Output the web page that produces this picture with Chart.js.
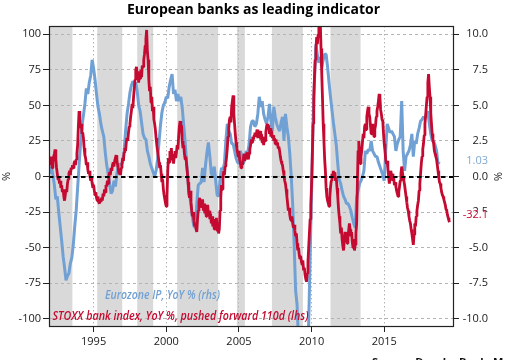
<!DOCTYPE html>
<html><head><meta charset="utf-8">
<script src="https://cdn.jsdelivr.net/npm/chart.js@4"></script>
<style>html,body{margin:0;padding:0;background:#fff}canvas{display:block}</style>
</head><body>
<canvas id="c" width="512" height="360"></canvas>
<script>
const chartTitle = "European banks as leading indicator";
const blueLegend = "Eurozone IP, YoY % (rhs)";
const redLegend = "STOXX bank index, YoY %, pushed forward 110d (lhs)";
const sourceText = "Source: Danske Bank, Macrobond";
const yearTicks = [1995, 2000, 2005, 2010, 2015];
const lhsTicks = [-100, -75, -50, -25, 0, 25, 50, 75, 100];
const rhsTicks = [-10, -7.5, -5, -2.5, 0, 2.5, 5, 7.5, 10];
const bandStarts = [1991.9, 1995.25, 1998.0, 2000.75, 2004.86, 2007.27, 2011.3];
const bandEnds   = [1993.54, 1996.97, 1999.1, 2003.57, 2005.41, 2009.4, 2013.37];

// STOXX bank index YoY %, pushed forward 110d (lhs), every 0.05 yr from 1991.95
const redStart = 1991.95, redStep = 0.05;
const redValues = [
 10,
 14,8,12,6,10,14,16,19,12,6,2,-2,0,-5,-3,-8,-6,-11,-9,-14,
 -17,-13,-9,-11,-5,-2,2,4,1,6,5,8,6,9,11,8,12,16,22,35,
 46,38,34,37,30,31,27,20,15,13,8,10,5,2,4,0,-3,0,-5,-8,
 -6,-10,-13,-11,-15,-17,-14,-18,-19,-16,-18,-15,-17,-12,-14,-9,-11,-6,-7,-3,
 -5,0,3,1,6,4,8,10,7,11,13,15,12,8,5,2,4,1,6,9,
 13,11,17,20,18,24,27,25,31,35,37,42,46,51,48,56,62,68,75,77,
 71,74,66,72,69,75,70,78,77,82,86,92,97,103,88,82,68,60,63,52,
 56,46,49,40,37,33,27,22,18,14,10,6,8,2,-4,-2,-9,-13,-16,-19,
 -21,-14,4,13,10,18,14,20,12,16,9,14,18,13,17,22,19,28,35,39,
 31,36,25,20,22,16,12,14,8,3,-4,-12,-15,-10,-18,-24,-28,-25,-31,-35,
 -33,-37,-39,-30,-24,-18,-15,-20,-17,-22,-16,-24,-19,-26,-21,-28,-23,-20,-27,-24,
 -30,-26,-33,-28,-35,-30,-37,-32,-36,-29,-38,-34,-40,-37,-24,-15,-6,-9,-2,4,
 1,7,9,14,20,28,34,40,42,38,49,53,57,44,37,30,24,20,17,14,
 18,12,9,6,10,8,12,16,11,15,13,17,14,12,16,19,22,26,24,28,
 26,29,31,28,30,33,27,31,29,32,26,30,24,28,22,27,25,31,35,37,
 33,36,30,34,28,32,27,29,25,27,23,26,22,24,20,21,18,14,11,9,
 8,4,1,-3,-5,-9,-14,-19,-24,-22,-27,-30,-31,-28,-33,-36,-34,-38,-42,-40,
 -47,-52,-50,-55,-58,-56,-60,-62,-59,-66,-64,-69,-72,-74,-68,-60,-50,-40,-30,-20,
 -5,15,37,55,70,82,90,98,93,100,104,110,108,90,72,55,37,25,12,4,
 -8,-14,-17,-19,-21,-15,-8,-3,2,-1,4,0,3,-3,-1,-8,-14,-22,-28,-33,
 -40,-36,-44,-49,-52,-45,-39,-44,-40,-47,-42,-38,-33,-37,-42,-39,-46,-50,-44,-52,
 -48,-40,-33,-5,18,25,16,9,14,18,24,30,27,35,37,33,42,46,49,44,
 42,36,30,34,37,31,28,33,36,42,46,49,53,58,56,47,44,40,39,30,
 23,18,12,9,11,6,0,-5,-2,4,1,2,-3,-1,-6,-4,-7,-10,-12,-14,
 -11,-7,-3,2,7,3,-1,-3,-6,-10,-14,-18,-22,-24,-28,-31,-33,-37,-40,-44,
 -48,-41,-33,-35,-28,-24,-20,-17,-10,-5,2,9,14,19,23,29,37,43,50,56,
 66,72,63,56,45,37,30,26,23,18,16,14,12,8,4,0,-4,-5,-8,-11,
 -13,-14,-16,-18,-20,-23,-24,-27,-29,-31,-32.1
];

// Eurozone IP YoY % (rhs), every 0.1 yr from 1992.0
const blueStart = 1992.0, blueStep = 0.1;
const blueValues = [
 0.2,0.7,0.1,-0.6,-1.6,-1.4,-2.5,-3.5,-4.5,-5.6,
 -6.4,-7.3,-7.0,-6.8,-6.1,-5.7,-4.8,-3.5,-2.4,-0.8,
 0.8,2.3,3.6,4.3,5.1,6.2,5.8,6.6,7.1,8.2,
 7.6,6.8,5.8,4.9,4.4,3.7,3.2,2.8,1.7,0.8,
 0.2,-0.5,-1.2,-1.0,-0.3,-0.7,0.2,0.7,0.9,0.8,
 1.0,1.8,3.2,4.4,5.1,5.9,6.4,6.7,6.5,6.6,
 6.0,5.0,4.6,3.8,3.0,2.7,2.6,1.8,1.4,0.9,
 0.6,0.3,0.0,0.4,1.2,2.4,3.6,4.5,5.0,5.2,
 5.6,5.5,6.3,6.8,7.2,5.8,6.1,5.3,5.8,5.3,
 5.6,4.8,3.6,2.4,1.0,-0.4,-1.2,-2.0,-2.9,-3.5,
 -3.6,-1.9,-0.6,-0.5,-0.4,0.6,-0.4,0.8,1.7,2.4,
 1.4,0.2,0.0,0.7,-0.3,-1.3,-1.4,-0.2,0.6,0.5,
 0.9,2.5,3.7,3.2,3.0,2.3,2.3,1.8,1.3,1.0,
 0.9,1.8,1.4,0.9,1.2,1.8,1.6,2.3,3.5,3.9,
 3.9,3.5,3.7,4.4,5.6,4.9,5.3,4.4,4.0,3.7,
 4.2,5.1,3.9,3.2,4.9,4.2,3.7,3.4,3.2,3.8,
 4.2,2.5,4.4,3.5,2.8,1.6,0.0,-2.0,-4.8,-8.0,
 -9.0,-11.5,-15.0,-19.0,-20.5,-20.0,-17.5,-14.0,-10.3,-5.6,
 -1.0,3.7,6.8,9.3,8.5,8.0,8.4,7.7,8.2,8.6,
 8.6,7.7,6.6,5.6,4.7,3.8,3.0,2.2,0.9,-0.2,
 -0.5,-1.0,-1.4,-1.6,-1.9,-1.9,-2.1,-2.4,-2.9,-3.3,
 -3.6,-1.5,-1.0,-0.5,-0.3,0.0,0.4,1.8,1.6,1.9,
 1.8,2.5,1.8,1.6,1.4,1.4,1.0,0.7,0.4,0.1,
 -0.3,1.8,3.7,3.4,3.1,3.2,3.0,2.8,1.8,2.3,
 2.6,2.8,5.3,1.8,0.4,1.4,1.6,1.8,2.2,3.0,
 1.4,2.5,2.3,3.0,3.4,3.9,4.0,4.2,4.1,4.4,
 4.6,3.7,3.0,2.5,2.5,2.2,1.8,0.9,1.03
];

const RED = '#c40a30', BLUE = '#71a1d4';
const FONT = "'Open Sans', 'Liberation Sans', sans-serif";
const redData = redValues.map((v, i) => ({x: redStart + i * redStep, y: v}));
const blueData = blueValues.map((v, i) => ({x: blueStart + i * blueStep, y: v}));

function fitText(ctx, text, x, y, w, align) {
  const m = ctx.measureText(text).width;
  ctx.save();
  ctx.translate(x, y);
  ctx.scale(w / m, 1);
  ctx.textAlign = align;
  ctx.fillText(text, 0, 0);
  ctx.restore();
}

const decor = {
  id: 'decor',
  beforeDraw(chart) {
    const {ctx, chartArea: a, scales: {x}} = chart;
    ctx.save();
    ctx.fillStyle = '#fff';
    ctx.fillRect(0, 0, chart.width, chart.height);
    ctx.beginPath();
    ctx.rect(a.left, a.top, a.right - a.left, a.bottom - a.top);
    ctx.clip();
    ctx.fillStyle = '#d9d9d9';
    bandStarts.forEach((s, i) => {
      const x0 = x.getPixelForValue(s), x1 = x.getPixelForValue(bandEnds[i]);
      ctx.fillRect(x0, a.top, x1 - x0, a.bottom - a.top);
    });
    ctx.restore();
  },
  afterDraw(chart) {
    const {ctx, chartArea: a, scales: {y, y1}} = chart;
    ctx.save();
    // zero line
    const y0 = Math.round(y.getPixelForValue(0));
    ctx.strokeStyle = '#000';
    ctx.lineWidth = 2;
    ctx.setLineDash([4.5, 3.5]);
    ctx.beginPath(); ctx.moveTo(a.left, y0); ctx.lineTo(a.right, y0); ctx.stroke();
    ctx.setLineDash([]);
    // frame
    ctx.lineWidth = 1.2;
    ctx.strokeStyle = '#222';
    ctx.strokeRect(a.left + 0.5, a.top + 0.5, a.right - a.left - 1, a.bottom - a.top - 1);
    // title
    ctx.fillStyle = '#000';
    ctx.font = "bold 14px " + FONT;
    ctx.textBaseline = 'alphabetic';
    fitText(ctx, chartTitle, 253.5, 13.5, 253, 'center');
    // legend texts
    ctx.font = "italic 600 12px " + FONT;
    ctx.fillStyle = BLUE;
    fitText(ctx, blueLegend, 105, 298.5, 115, 'left');
    ctx.fillStyle = RED;
    fitText(ctx, redLegend, 52.5, 319.5, 256, 'left');
    // right axis title
    ctx.font = "11px " + FONT;
    ctx.fillStyle = '#1a1a1a';
    ctx.save();
    ctx.translate(497.5, (a.top + a.bottom) / 2);
    ctx.rotate(Math.PI / 2);
    ctx.textAlign = 'center';
    ctx.textBaseline = 'middle';
    ctx.fillText('%', 0, 0);
    ctx.restore();
    // end labels
    ctx.textBaseline = 'middle';
    ctx.textAlign = 'right';
    const bLast = blueValues[blueValues.length - 1];
    const rLast = redValues[redValues.length - 1];
    const bTxt = bLast.toFixed(2), rTxt = rLast.toFixed(1);
    const by = y1.getPixelForValue(bLast) - 1;
    const ry = y.getPixelForValue(rLast) - 7;
    ctx.fillStyle = '#fff';
    ctx.fillRect(488 - ctx.measureText(rTxt).width - 1, ry - 3, ctx.measureText(rTxt).width + 2, 9);
    ctx.fillStyle = '#7fa9d3';
    ctx.fillText(bTxt, 488, by);
    ctx.fillStyle = RED;
    ctx.fillText(rTxt, 488, ry);
    // source (cut at bottom edge)
    ctx.font = "bold 11px " + FONT;
    ctx.fillStyle = '#111';
    ctx.textAlign = 'left';
    ctx.textBaseline = 'top';
    ctx.fillText(sourceText, 372, 357.5);
    ctx.restore();
  }
};

const tickFont = {family: FONT, size: 11};
new Chart(document.getElementById('c'), {
  type: 'line',
  data: {
    datasets: [
      {label: redLegend, data: redData, yAxisID: 'y', borderColor: RED, borderWidth: 2.8,
       pointRadius: 0, tension: 0, borderJoinStyle: 'bevel', order: 0},
      {label: blueLegend, data: blueData, yAxisID: 'y1', borderColor: BLUE, borderWidth: 3,
       pointRadius: 0, tension: 0, borderJoinStyle: 'bevel', order: 1}
    ]
  },
  options: {
    responsive: false, animation: false, devicePixelRatio: 1,
    parsing: false, normalized: true,
    layout: {padding: {top: 26, bottom: 0, left: 0, right: 24}},
    plugins: {legend: {display: false}, tooltip: {enabled: false}, title: {display: false}},
    scales: {
      x: {
        type: 'linear', min: 1991.93, max: 2019.8,
        afterBuildTicks: s => { s.ticks = yearTicks.map(v => ({value: v})); },
        afterFit: s => { s.height = 33; },
        ticks: {font: tickFont, color: '#1a1a1a', padding: 3, maxRotation: 0, callback: v => String(v)},
        grid: {color: '#b4b4b4', lineWidth: 1, tickLength: 5, tickColor: '#222', tickWidth: 1, tickBorderDash: []},
        border: {display: false, dash: [1.5, 2.5]}
      },
      y: {
        position: 'left', min: -105.8, max: 105.8,
        afterBuildTicks: s => { s.ticks = lhsTicks.map(v => ({value: v})); },
        afterFit: s => { s.width = 49; },
        ticks: {font: tickFont, color: '#1a1a1a', padding: 2, callback: v => String(v)},
        grid: {color: '#b4b4b4', lineWidth: 1, tickLength: 6, tickColor: '#222', tickWidth: 1, tickBorderDash: []},
        border: {display: false, dash: [3, 3]},
        title: {display: true, text: '%', font: tickFont, color: '#1a1a1a', padding: {top: 0, bottom: 0}}
      },
      y1: {
        position: 'right', min: -10.58, max: 10.58,
        afterBuildTicks: s => { s.ticks = rhsTicks.map(v => ({value: v})); },
        afterFit: s => { s.width = 34; },
        ticks: {font: tickFont, color: '#1a1a1a', padding: 3, crossAlign: 'far', callback: v => v.toFixed(1)},
        grid: {drawOnChartArea: false, tickLength: 5, tickColor: '#222', tickWidth: 1, tickBorderDash: []},
        border: {display: false}
      }
    }
  },
  plugins: [decor]
});
</script>
</body></html>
============
What you will do
Up to and including the line containing "2005.41, 2009.4, 2013.37];", repeat every line from the start of the data, but none of the pictures.

Result below
Output the web page that produces this picture with Chart.js.
<!DOCTYPE html>
<html><head><meta charset="utf-8">
<script src="https://cdn.jsdelivr.net/npm/chart.js@4"></script>
<style>html,body{margin:0;padding:0;background:#fff}canvas{display:block}</style>
</head><body>
<canvas id="c" width="512" height="360"></canvas>
<script>
const chartTitle = "European banks as leading indicator";
const blueLegend = "Eurozone IP, YoY % (rhs)";
const redLegend = "STOXX bank index, YoY %, pushed forward 110d (lhs)";
const sourceText = "Source: Danske Bank, Macrobond";
const yearTicks = [1995, 2000, 2005, 2010, 2015];
const lhsTicks = [-100, -75, -50, -25, 0, 25, 50, 75, 100];
const rhsTicks = [-10, -7.5, -5, -2.5, 0, 2.5, 5, 7.5, 10];
const bandStarts = [1991.9, 1995.25, 1998.0, 2000.75, 2004.86, 2007.27, 2011.3];
const bandEnds   = [1993.54, 1996.97, 1999.1, 2003.57, 2005.41, 2009.4, 2013.37];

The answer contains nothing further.